The Intergenerational Reports (long-term fiscal outlook statements), which were first commissioned by the Howard government, have repeatedly revealed that Australia has a long-term fiscal problem stemming from population ageing and other societal trends. The last Commonwealth IGR (in 2010) projected an increase in the share of Commonwealth spending in GDP by 4.7 percentage points over 40 years and quantified the excess of spending over revenue in 2050 at 2.8 per cent of GDP, excluding interest expense.

The Commonwealth projections alone would be enough to lift Australia’s government sector to 40 per cent of GDP. In addition, the NSW government has made similar projections for the state budget and quantified its long-term fiscal gap at 1.8 per cent of gross state product.
The task presented to governments by these IGRs was to chip away at the long-term fiscal gaps through structural reforms to lower the future growth path of government spending.
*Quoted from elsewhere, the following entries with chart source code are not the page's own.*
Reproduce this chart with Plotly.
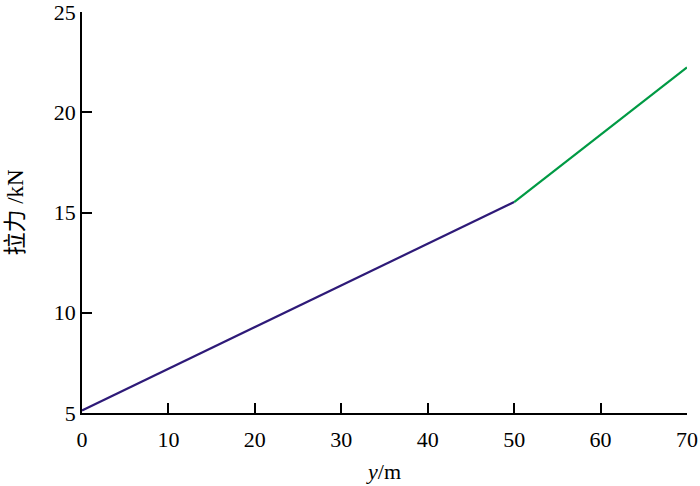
import plotly.graph_objects as go

# depth y (m) and tension (kN), two segments
y_seg1 = [0, 50]
f_seg1 = [5.13, 15.52]
y_seg2 = [50, 70]
f_seg2 = [15.52, 22.24]

x_ticks = [0, 10, 20, 30, 40, 50, 60, 70]
y_ticks = [5, 10, 15, 20, 25]

font_fam = "Liberation Serif, Times New Roman, Noto Sans CJK SC"

fig = go.Figure()
fig.add_trace(go.Scatter(x=y_seg1, y=f_seg1, mode="lines",
                         line=dict(color="#2e1a78", width=2.2), showlegend=False))
fig.add_trace(go.Scatter(x=y_seg2, y=f_seg2, mode="lines",
                         line=dict(color="#009a44", width=2.2), showlegend=False))

fig.update_layout(
    width=700, height=486,
    margin=dict(l=82, r=13, t=12, b=73),
    plot_bgcolor="white", paper_bgcolor="white",
    font=dict(family=font_fam, size=22, color="black"),
    xaxis=dict(range=[0, 70], tickvals=x_ticks, ticks="inside", ticklen=10,
               tickwidth=1.5, tickcolor="black", showline=True, linecolor="black",
               linewidth=1.5, showgrid=False, zeroline=False, automargin=False,
               tickfont=dict(size=22), ticklabeloverflow="allow", ticklabelstandoff=6,
               title=dict(text="<i>y</i>/m", font=dict(size=22), standoff=12)),
    yaxis=dict(range=[5, 25], tickvals=y_ticks, ticks="inside", ticklen=10,
               tickwidth=1.5, tickcolor="black", showline=True, linecolor="black",
               linewidth=1.5, showgrid=False, zeroline=False, automargin=False,
               tickfont=dict(size=22), ticklabeloverflow="allow",
               title=dict(text="拉力 /kN", font=dict(size=23), standoff=24)),
)

# drop the default page margin so the figure sits at the window's corner
fig.write_html("out.html", config={"displayModeBar": False},
               post_script="document.body.style.margin='0';")
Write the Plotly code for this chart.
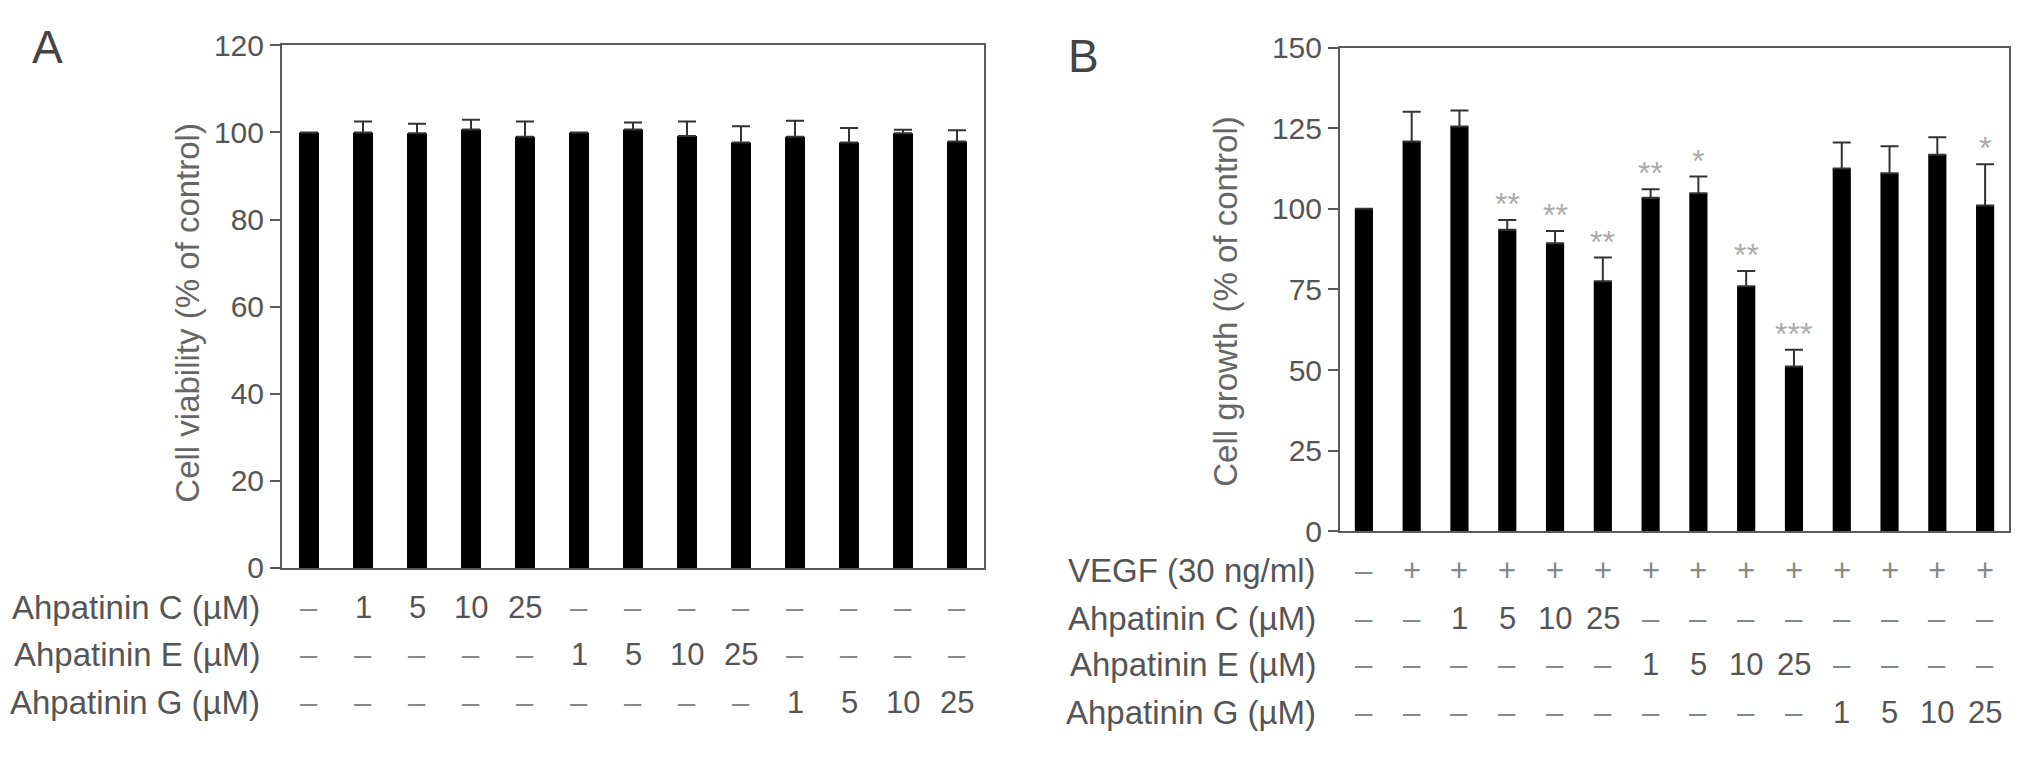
import plotly.graph_objects as go

# Panel A: cell viability
viab_mean = [100.0, 100.0, 99.8, 100.7, 99.0, 100.0, 100.7, 99.2, 97.7, 99.0, 97.7, 99.8, 97.9]
viab_err = [0.0, 2.5, 2.2, 2.2, 3.5, 0.0, 1.6, 3.3, 3.7, 3.7, 3.3, 0.8, 2.6]
a_rows = ["Ahpatinin C (\u00b5M)", "Ahpatinin E (\u00b5M)", "Ahpatinin G (\u00b5M)"]
a_c = ["\u2013", "1", "5", "10", "25", "\u2013", "\u2013", "\u2013", "\u2013", "\u2013", "\u2013", "\u2013", "\u2013"]
a_e = ["\u2013", "\u2013", "\u2013", "\u2013", "\u2013", "1", "5", "10", "25", "\u2013", "\u2013", "\u2013", "\u2013"]
a_g = ["\u2013", "\u2013", "\u2013", "\u2013", "\u2013", "\u2013", "\u2013", "\u2013", "\u2013", "1", "5", "10", "25"]

# Panel B: cell growth
grow_mean = [100.0, 120.9, 125.5, 93.5, 89.3, 77.5, 103.4, 104.8, 76.0, 51.1, 112.5, 111.0, 116.8, 101.0]
grow_err = [0.0, 9.2, 5.0, 3.0, 3.8, 7.4, 2.7, 5.2, 4.7, 5.2, 8.1, 8.4, 5.4, 12.8]
grow_sig = ["", "", "", "**", "**", "**", "**", "*", "**", "***", "", "", "", "*"]
b_rows = ["VEGF (30 ng/ml)", "Ahpatinin C (\u00b5M)", "Ahpatinin E (\u00b5M)", "Ahpatinin G (\u00b5M)"]
b_vegf = ["\u2013", "+", "+", "+", "+", "+", "+", "+", "+", "+", "+", "+", "+", "+"]
b_c = ["\u2013", "\u2013", "1", "5", "10", "25", "\u2013", "\u2013", "\u2013", "\u2013", "\u2013", "\u2013", "\u2013", "\u2013"]
b_e = ["\u2013", "\u2013", "\u2013", "\u2013", "\u2013", "\u2013", "1", "5", "10", "25", "\u2013", "\u2013", "\u2013", "\u2013"]
b_g = ["\u2013", "\u2013", "\u2013", "\u2013", "\u2013", "\u2013", "\u2013", "\u2013", "\u2013", "\u2013", "1", "5", "10", "25"]

# the page body has an 8px margin, so the figure is drawn 16px smaller
OFF = 8
W, H = 2032 - 2 * OFF, 759 - 2 * OFF
FONT = "Liberation Sans, Arial, sans-serif"
TXT = "#555555"
AX = "#5a5a5a"


def py(v):
    # screen pixel row -> paper y
    return 1 - (v - OFF) / H


def px(v):
    # screen pixel column -> paper x
    return (v - OFF) / W


fig = go.Figure()

xa = list(range(len(viab_mean)))
xb = list(range(len(grow_mean)))

fig.add_trace(go.Bar(
    x=xa, y=viab_mean, width=0.37, marker=dict(color="black", line=dict(width=0)),
    error_y=dict(type="data", array=viab_err, arrayminus=[0] * len(viab_err),
                 symmetric=False, color="#333333", thickness=2, width=9),
    xaxis="x", yaxis="y", showlegend=False,
))
fig.add_trace(go.Bar(
    x=xb, y=grow_mean, width=0.38, marker=dict(color="black", line=dict(width=0)),
    error_y=dict(type="data", array=grow_err, arrayminus=[0] * len(grow_err),
                 symmetric=False, color="#333333", thickness=2, width=9),
    xaxis="x2", yaxis="y2", showlegend=False,
))

axis_common = dict(showgrid=False, zeroline=False, linecolor=AX, linewidth=2, mirror=True)

fig.update_layout(
    width=W, height=H,
    margin=dict(l=0, r=0, t=0, b=0),
    paper_bgcolor="white", plot_bgcolor="white",
    font=dict(family=FONT, color=TXT),
    xaxis=dict(domain=[px(282), px(984)], range=[-0.5, len(xa) - 0.5],
               showticklabels=False, ticks="", **axis_common),
    yaxis=dict(domain=[py(577), py(29.3)], range=[0, 120], tickvals=[0, 20, 40, 60, 80, 100, 120],
               ticks="outside", ticklen=10, tickwidth=2, tickcolor=AX,
               tickfont=dict(size=30, color=TXT), **axis_common),
    xaxis2=dict(domain=[px(1340), px(2009)], range=[-0.5, len(xb) - 0.5],
                showticklabels=False, ticks="", anchor="y2", **axis_common),
    yaxis2=dict(domain=[py(538.5), py(31.7)], range=[0, 150], tickvals=[0, 25, 50, 75, 100, 125, 150],
                ticks="outside", ticklen=10, tickwidth=2, tickcolor=AX, anchor="x2",
                tickfont=dict(size=30, color=TXT), **axis_common),
)

ann = []

# panel letters
ann.append(dict(text="A", x=px(30), y=py(31), xref="paper", yref="paper", xanchor="left",
                yanchor="middle", showarrow=False, font=dict(size=46, color="#444444")))
ann.append(dict(text="B", x=px(1066), y=py(40), xref="paper", yref="paper", xanchor="left",
                yanchor="middle", showarrow=False, font=dict(size=46, color="#444444")))

# y axis titles
ann.append(dict(text="Cell viability (% of control)", x=px(167), y=py(310), xref="paper", yref="paper",
                textangle=-90, showarrow=False, font=dict(size=33, color="#666666")))
ann.append(dict(text="Cell growth (% of control)", x=px(1226), y=py(298), xref="paper", yref="paper",
                textangle=-90, showarrow=False, font=dict(size=33, color="#666666")))

# treatment rows under panel A
a_row_y = [618, 668, 718]
for label, vals, yy in zip(a_rows, [a_c, a_e, a_g], a_row_y):
    ann.append(dict(text=label, x=px(262), y=py(yy), xref="paper", yref="paper", xanchor="right",
                    yanchor="middle", showarrow=False, font=dict(size=33, color=TXT)))
    for i, v in enumerate(vals):
        ann.append(dict(text=v, x=xa[i], y=py(yy), xref="x", yref="paper", yanchor="middle",
                        showarrow=False,
                        font=dict(size=31, color="#888888" if v == "\u2013" else TXT)))

# treatment rows under panel B
b_row_y = [580, 630, 678, 728]
for label, vals, yy in zip(b_rows, [b_vegf, b_c, b_e, b_g], b_row_y):
    ann.append(dict(text=label, x=px(1318), y=py(yy), xref="paper", yref="paper", xanchor="right",
                    yanchor="middle", showarrow=False, font=dict(size=33, color=TXT)))
    for i, v in enumerate(vals):
        ann.append(dict(text=v, x=xb[i], y=py(yy), xref="x2", yref="paper", yanchor="middle",
                        showarrow=False,
                        font=dict(size=31, color="#888888" if v in ("\u2013", "+") else TXT)))

# significance marks
for i, s in enumerate(grow_sig):
    if s:
        ann.append(dict(text=s, x=xb[i], y=grow_mean[i] + grow_err[i], xref="x2", yref="y2",
                        yanchor="bottom", yshift=-4, showarrow=False,
                        font=dict(size=32, color="#aaaaaa")))

fig.update_layout(annotations=ann)

fig.write_html("out.html")
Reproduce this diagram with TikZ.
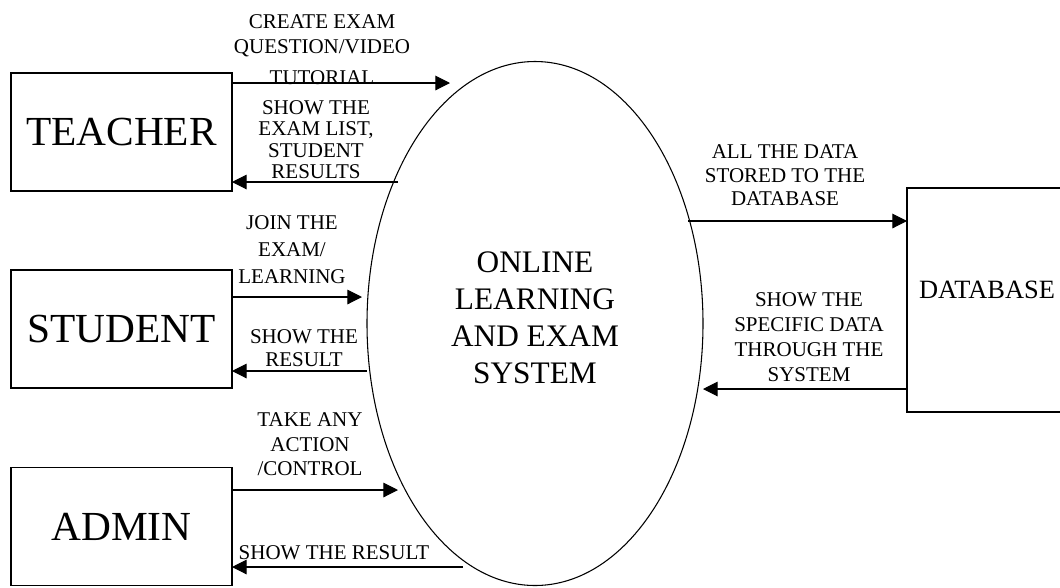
\documentclass[tikz,border=0pt]{standalone}
\usepackage{fontspec}
\setmainfont{Liberation Serif}
\usetikzlibrary{arrows.meta,shapes.geometric}

\tikzset{
  entity/.style={draw, line width=0.8pt, inner sep=0pt, outer sep=0pt, minimum width=165.75pt, minimum height=88.5pt, font=\fontsize{31}{36}\selectfont},
  flow/.style={draw, line width=0.8pt, -{Triangle[length=11pt,width=11pt]}},
  lbl/.style={align=center, inner sep=0pt, font=\fontsize{15.75}{#1}\selectfont},
}

\begin{document}
\begin{tikzpicture}[x=0.75pt,y=0.75pt,yscale=-1,xscale=1]
        \useasboundingbox (0,0) rectangle (1060,587);

        %Shape: Rectangle [teacher, student, admin]
        \node [entity] (teacher) at (121.5,132) {TEACHER};
        \node [entity] (student) at (121.5,329) {STUDENT};
        \node [entity] (admin) at (121.5,526.5) {ADMIN};
        %Shape: Rectangle [database]
        \node [entity, minimum width=120pt, minimum height=168pt, font=\fontsize{19.8}{24}\selectfont, text depth=15pt] (db) at (987,300) {DATABASE};
        %Shape: Ellipse [system]
        \node [draw, ellipse, line width=0.8pt, inner sep=0pt, outer sep=0pt, minimum width=252pt, minimum height=393pt, align=center, font=\fontsize{23.5}{27.75}\selectfont, text depth=9pt] (sys) at (535,323.5) {ONLINE\\LEARNING\\AND EXAM\\SYSTEM};

        % free ends at the ellipse
        \coordinate (t-in) at (450,83);
        \coordinate (t-out) at (398,182);
        \coordinate (s-in) at (362,297);
        \coordinate (s-out) at (367,371);
        \coordinate (a-in) at (398,490);
        \coordinate (a-out) at (463,567);
        \coordinate (d-out) at (688,221);
        \coordinate (d-in) at (703,389);

        % Text Node
        \node [lbl=18.75] (l-create) at (322,50) {CREATE EXAM\\QUESTION/VIDEO\\[4.5pt]TUTORIAL};
        % Text Node
        \node [lbl=16.1] (l-tlist) at (316,139.5) {SHOW THE\\EXAM LIST,\\STUDENT\\RESULTS};
        % Text Node
        \node [lbl=20.25] (l-join) at (292,250) {JOIN THE\\EXAM/\\LEARNING};
        % Text Node
        \node [lbl=17.25] (l-sres) at (304,348.5) {SHOW THE\\RESULT};
        % Text Node
        \node [lbl=18.4] (l-take) at (310,444.5) {TAKE ANY\\ACTION\\/CONTROL};
        % Text Node
        \node [lbl=18] (l-ares) at (334,553) {SHOW THE RESULT};
        % Text Node
        \node [lbl=17.6] (l-store) at (785,175.5) {ALL THE DATA\\STORED TO THE\\DATABASE};
        % Text Node
        \node [lbl=18.75] (l-spec) at (809,337.5) {SHOW THE\\SPECIFIC DATA\\THROUGH THE\\SYSTEM};

        %Straight Lines [flows]
        \draw [flow] (teacher.east |- t-in) -- (t-in);
        \draw [flow] (t-out) -- (teacher.east |- t-out);
        \draw [flow] (student.east |- s-in) -- (s-in);
        \draw [flow] (s-out) -- (student.east |- s-out);
        \draw [flow] (admin.east |- a-in) -- (a-in);
        \draw [flow] (a-out) -- (admin.east |- a-out);
        \draw [flow] (d-out) -- (db.west |- d-out);
        \draw [flow] (db.west |- d-in) -- (d-in);

    \end{tikzpicture}
\end{document}
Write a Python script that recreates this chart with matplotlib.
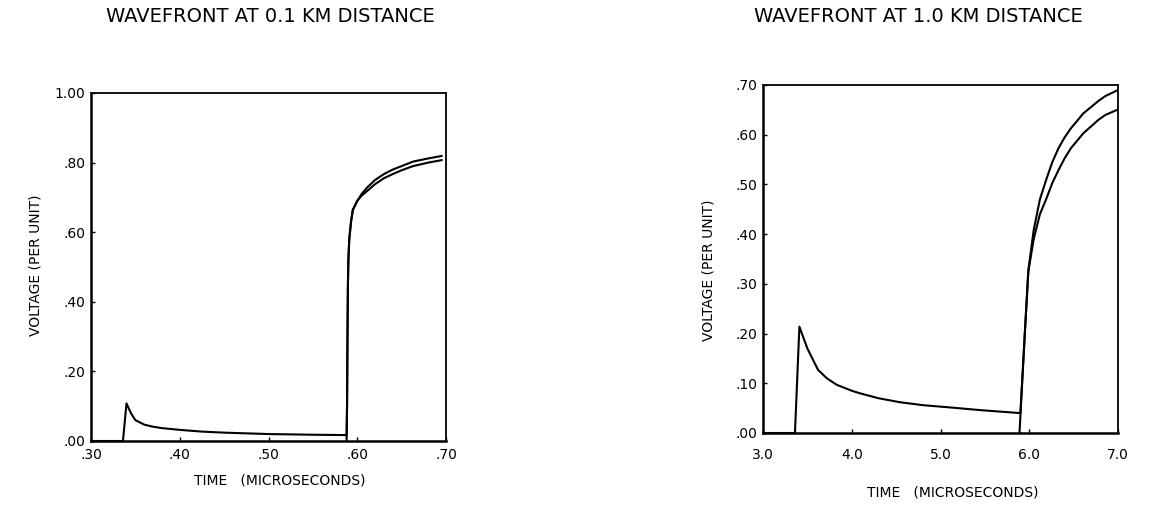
import numpy as np
import matplotlib
matplotlib.use('Agg')
import matplotlib.pyplot as plt

# 0.1 km panel
t1_a = [0.30, 0.336, 0.340, 0.345, 0.350, 0.360, 0.370, 0.380, 0.400, 0.425, 0.450, 0.500, 0.550, 0.588,
        0.5885, 0.589, 0.5895, 0.590, 0.591, 0.593, 0.595, 0.600, 0.605, 0.611, 0.620, 0.630, 0.640,
        0.650, 0.663, 0.680, 0.695]
v1_a = [0.0, 0.0, 0.108, 0.080, 0.060, 0.047, 0.041, 0.037, 0.032, 0.027, 0.024, 0.020, 0.018, 0.017,
        0.10, 0.30, 0.45, 0.52, 0.58, 0.63, 0.664, 0.69, 0.71, 0.728, 0.750, 0.767, 0.780,
        0.790, 0.803, 0.812, 0.819]
t1_b = [0.588, 0.5885, 0.589, 0.5895, 0.590, 0.591, 0.593, 0.595, 0.600, 0.605, 0.611, 0.620, 0.630,
        0.640, 0.650, 0.663, 0.680, 0.695]
v1_b = [0.0, 0.10, 0.30, 0.45, 0.52, 0.58, 0.63, 0.664, 0.69, 0.705, 0.718, 0.738, 0.755,
        0.767, 0.778, 0.790, 0.800, 0.807]

# 1.0 km panel
t2_a = [3.0, 3.36, 3.41, 3.50, 3.62, 3.72, 3.83, 4.00, 4.09, 4.30, 4.54, 4.80, 5.07, 5.45, 5.90,
        5.95, 5.99, 6.05, 6.12, 6.19, 6.26, 6.33, 6.40, 6.47, 6.61, 6.78, 6.86, 6.99]
v2_a = [0.0, 0.0, 0.214, 0.170, 0.127, 0.110, 0.097, 0.085, 0.080, 0.070, 0.062, 0.056, 0.052, 0.046, 0.040,
        0.20, 0.328, 0.408, 0.470, 0.509, 0.545, 0.573, 0.595, 0.613, 0.643, 0.668, 0.678, 0.689]
t2_b = [5.89, 5.95, 5.99, 6.05, 6.12, 6.19, 6.26, 6.33, 6.40, 6.47, 6.61, 6.78, 6.86, 6.99]
v2_b = [0.0, 0.20, 0.325, 0.390, 0.440, 0.470, 0.503, 0.529, 0.553, 0.573, 0.603, 0.630, 0.640, 0.650]

x1_ticks = [0.30, 0.40, 0.50, 0.60, 0.70]
x1_labels = ['.30', '.40', '.50', '.60', '.70']
y1_ticks = [0.0, 0.2, 0.4, 0.6, 0.8, 1.0]
y1_labels = ['.00', '.20', '.40', '.60', '.80', '1.00']
x2_ticks = [3.0, 4.0, 5.0, 6.0, 7.0]
x2_labels = ['3.0', '4.0', '5.0', '6.0', '7.0']
y2_ticks = [0.0, 0.1, 0.2, 0.3, 0.4, 0.5, 0.6, 0.7]
y2_labels = ['.00', '.10', '.20', '.30', '.40', '.50', '.60', '.70']

W, H = 1166, 508
fig = plt.figure(figsize=(W / 100, H / 100), dpi=100)
ax1 = fig.add_axes([91 / W, (H - 441) / H, 355 / W, 348 / H])
ax2 = fig.add_axes([763 / W, (H - 433) / H, 355 / W, 348 / H])


def style(ax, xt, xl, yt, yl, xpad):
    ax.set_xticks(xt)
    ax.set_xticklabels(xl)
    ax.set_yticks(yt)
    ax.set_yticklabels(yl)
    ax.tick_params(direction='in', length=3, width=1, labelsize=10, pad=4)
    ax.tick_params(axis='x', pad=xpad)
    for s in ['left', 'bottom']:
        ax.spines[s].set_linewidth(1.8)
    for s in ['top', 'right']:
        ax.spines[s].set_linewidth(1.3)


ax1.plot(t1_a, v1_a, color='black', lw=1.5)
ax1.plot(t1_b, v1_b, color='black', lw=1.5)
ax1.set_xlim(0.30, 0.70)
ax1.set_ylim(0.0, 1.0)
style(ax1, x1_ticks, x1_labels, y1_ticks, y1_labels, 5)

ax2.plot(t2_a, v2_a, color='black', lw=1.5)
ax2.plot(t2_b, v2_b, color='black', lw=1.5)
ax2.set_xlim(3.0, 7.0)
ax2.set_ylim(0.0, 0.70)
style(ax2, x2_ticks, x2_labels, y2_ticks, y2_labels, 11)

fig.text(270 / W, 1 - 16 / H, 'WAVEFRONT AT 0.1 KM DISTANCE', ha='center', va='center', fontsize=14)
fig.text(918 / W, 1 - 16 / H, 'WAVEFRONT AT 1.0 KM DISTANCE', ha='center', va='center', fontsize=14)
fig.text(280 / W, 1 - 480 / H, 'TIME   (MICROSECONDS)', ha='center', va='center', fontsize=10)
fig.text(953 / W, 1 - 492 / H, 'TIME   (MICROSECONDS)', ha='center', va='center', fontsize=10)
fig.text(36 / W, 1 - 265 / H, 'VOLTAGE (PER UNIT)', ha='center', va='center', rotation=90, fontsize=10)
fig.text(708 / W, 1 - 270 / H, 'VOLTAGE (PER UNIT)', ha='center', va='center', rotation=90, fontsize=10)

fig.savefig('out.png', dpi=100)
The phased increase in the eligibility age for the age pension to 67 is one example of what needs to be done. There is still time for governments to take more measures of that kind because the effects of ageing don’t start to bite until some way into the next decade. There is a window of opportunity to chip away at the problem.

Instead, government decisions are adding to the long-term fiscal gap. The IGR was prepared on the basis of then-existing policies. Policy changes since the IGR baseline was set in early 2010 (such as the national disability scheme and education funding), together with other pressures that the government may yet cave in to (such as a big increase in the Newstart allowance) could easily add almost $30 billion a year to the government expenditure baseline by 2020. There have been some offsetting measures, but most of them have been in the form of revenue increases or expenditure deferrals, not permanent cuts to spending programs. And notwithstanding the revenue increases, there are also long-term risks to revenue. The IGR assumes that Commonwealth tax revenue will be 23.5 per cent of GDP, but it is currently around 22 per cent.
The solutions may be politically difficult, but they are not rocket science. If large discretionary tax increases are to be avoided, governments will need to refrain from making so many new spending commitments that then are locked in to the spending base. The community also needs to refrain from demanding them. Alternatively, governments have to become much better at finding offsetting savings in the existing spending base. And at the same time, they have to keep chipping away at the long-term fiscal gap.

A failure to rise to these challenges would have profound implications for Australia’s economic future and put the economy at risk of euro-sclerosis in the long term.

Robert Carling is a Senior Fellow at The Centre for Independent Studies and author of Future Fiscal Shock.